In order to inform your constituents, you must first obtain a copy of your organizations’ privacy policy with respect to customer information sharing. If there is none, engage your legal or compliance area to draft one for your organization. Second, decide which method of delivery is best for your message to appear. For example, you could perform a postcard mailing to all customers in a household or provide an insert to their credit card bills or checking account statements. Third, allow for your constituents to opt-out of your information sharing practices with outside third parties. Direct them to write to your organization and provide their name, address, etc. Allow for a minimum 30-day response window and begin to create an opt-out database. This database is essential to exclude these customers from future offers you might make.

What about billing and collection methods? Well, here is where it gets a little complicated. Billing and collection normally handled by the third party is critical to ensure persistency and provide customer convenience. Pending legislation would prohibit the ability of a financial institution to share billion – or checking or credit card – numbers directly with a nonaffiliated third party marketing firm. There are, however, some exceptions.

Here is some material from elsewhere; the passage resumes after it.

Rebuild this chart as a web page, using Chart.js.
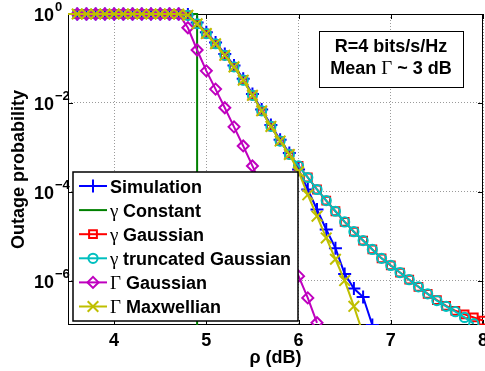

In the past, these firms would obtain a customer’s checking or credit card number along with their name, address, etc., from your organization upfront, before they perform the direct mail or telemarketing campaign. They would then maintain these account numbers to match up with those customers who positively responded, process the billing and collect the appropriate funds. However, taking the billing and collection inhouse requires the following:

1. Generate a customer list for distribution to the third party from your company’s database – limit the information provided to only that of customer name, address and phone number, and any match keys necessary to track customers through the remaining campaign.

2. Have the third party perform the mailing or telemarketing to your customers. Once completed, they should gather all responders (anyone who agreed to the product offer).

3. The third party then prepares a responder file for return to your organization, including all necessary product information (i.e., cost) and match keys assigned on the outgoing file.

4. Match back the responder file to your database to identify the right customer and append the appropriate information to perform the billing process.

5. Create associated billing file – perform billing through normal automated clearing house procedures for checking account debits, or initiate an electronic file transfer to your credit card processor who will initiate the credit card transaction.

By performing the billing and collection procedures inhouse, you can more closely guard your customers’ data and limit customer complaints. Most importantly, you’ll be in a better legal position when any state attorney general decides to inquire about your data sharing policies.